Doktor di bidang lingkungan dan agrikultur yang sempat menjadi penasihat di Bank Dunia, Rusdian Lubis, menjadi narasumber dalam Bedah Buku di Roemah Martha Tilaar (5/11). Bukunya yang baru saja terbit, yaitu novel “Anak Kolong” menarik perhatian salah satunya karena ada kota Gombong yang menjadi latar sebagian kisah di dalamnya. Sekitar empat puluhan orang dari siswa SMP hingga paruh baya memenuhi aula RMT di Minggu malam.
Pria yang akrab disapa Pak Yan itu banyak bercerita tentang kehidupan masa kecilnya sebagai anak kolong. Istilah itu merujuk pada anak-anak yang dibesarkan di lingkungan militer, di asrama-asrama sempit tentara. Istilah itu juga menjadi sebuah label yang menandai mereka sebagai anak-anak nakal atau mbajug. Pasalnya di lingkungan militer mereka terbiasa dengan hidup yang keras. Di asrama yang sempit mereka tidur di kolong di bawah kasur, di bawah tempat orangtua mereka tidur.
Anak kolong menjadi istilah familiar sampai sebelum tahun 2000-an, ketika militer masih memegang peran dominan dalam masyarakat. Latar kehidupan militer inilah yang banyak ditemukan di sepanjang novel Yan Lubis.
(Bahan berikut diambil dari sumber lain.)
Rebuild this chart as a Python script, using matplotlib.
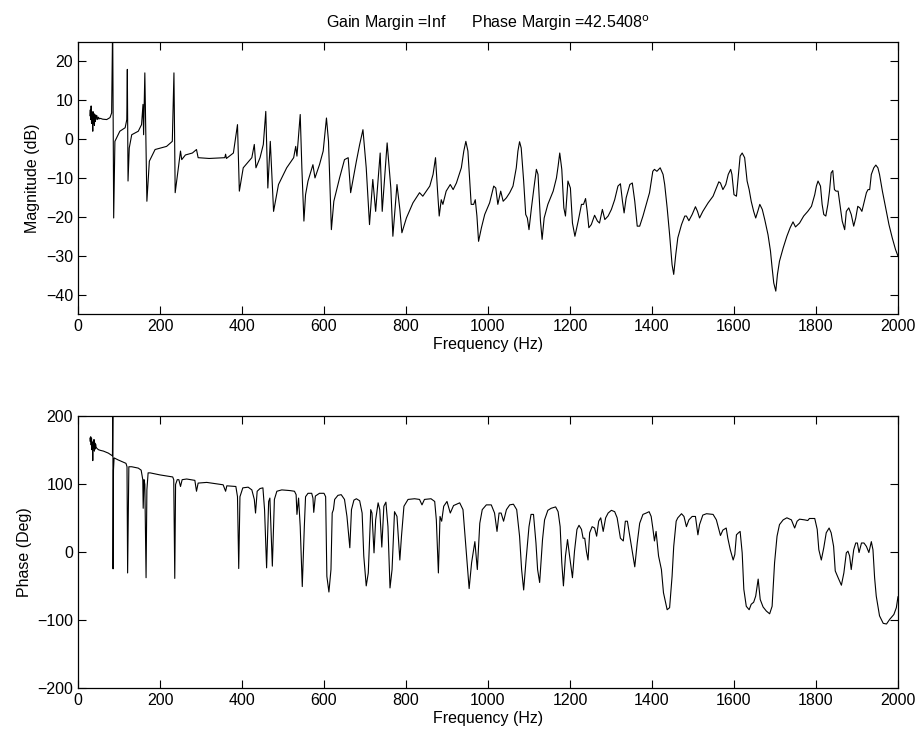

Wajar, mengingat Yan adalah putra seorang letnan. Interaksinya sebagai anak tentara dengan lingkungan sekitar tercermin dalam cuplikan-cuplikan cerita tentang kenalakannya saat sekolah. Kemampuannya berbaur dengan masyarakat yang heterogen juga terlihat dari proses adaptasi ketika ayahnya sering dipindahtugaskan dari satu kota ke kota lain.
Uniknya, dalam novel yang seperti memoar itu, Yan justru tidak bercerita tentang kisah suksesnya. Pekerjaannya sebagai ahli di bidang lingkungan yang membawanya hingga pernah menjadi penasihat Bank Dunia tidak diceritakan. Bagi Yan, proses yang ia lalui saat kecil inilah yang lebih berkesan dan membentuk dirinya yang sekarang. Terlebih, ia ingin berbagi dengan generasi muda tentang kebijaksanaan dan pesan-pesan penting yang dimiliki generasinya tanpa perlu terkesan menggurui.
Cara mengajari tanpa menggurui barangkali salah satunya adalah dengan bercerita. Juga menjadi sarana penyegar ingatan di jeda-jeda perjalanan hidup yang cukup panjang. Seperti novel Anak Kolong di Kaki Gunung Slamet yang ditulis sebagai penyegar ingatan tentang kehidupan anak kolong yang dijalaninya dulu.